Unisys uses partnership to bring commercial, federal business together
Unisys has signed a reseller agreement with Computer Marketing Associates Inc. to create another channel to sell the former's Stealth Security software product. But I think there's a bit more to it than that.
It is the only reseller agreement Unisys has signed in the federal space for that product. CMA has added the product to its NIH CIO-CS contract and NASA SEWP, both government-wide vehicles that all agencies can buy off of.
In addition to selling the Unisys product, CMA also can offer Unisys professional services.
The Stealth product uses something called micro-segmentation technology to provide data and network protection. It creates what Unisys calls “secure communities of interest” but the segments are cloaked from internal and external threats.

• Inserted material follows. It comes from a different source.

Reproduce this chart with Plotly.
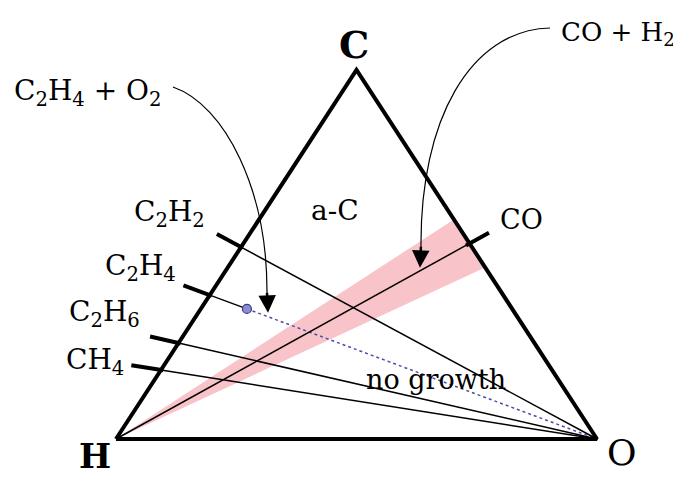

The product is part of a Unisys portfolio that includes identity access management, cybersercurity analytics, managed device and threat monitoring services. There also are professional services around security strategy, risk and incident response.
One of the things I find interesting about this is that Unisys is adding a reseller to bring its own commercial product into the government market. Unisys has been selling Stealth in the federal space and commercially since its inception.
And CMA isn’t just selling the product. The extra twist is the inclusion of the professional services.
To me, Unisys is acting very much like other commercial technology companies that leverage resellers in the federal space. But because Unisys also is a well-established as a services provider in the federal market, the teaming with CMA should broaden its footprint or at least open more territory.
Unisys wouldn’t be able to do this if it didn’t have a commercial product to build its partnership with CMA.
The company has always been rather unique to me because it has a strong commercial product component along with its government services business. And this is a good example of how it can marry its products and services by using a partnership.
I’m not sure how many others can follow this example, but it is one worth noting.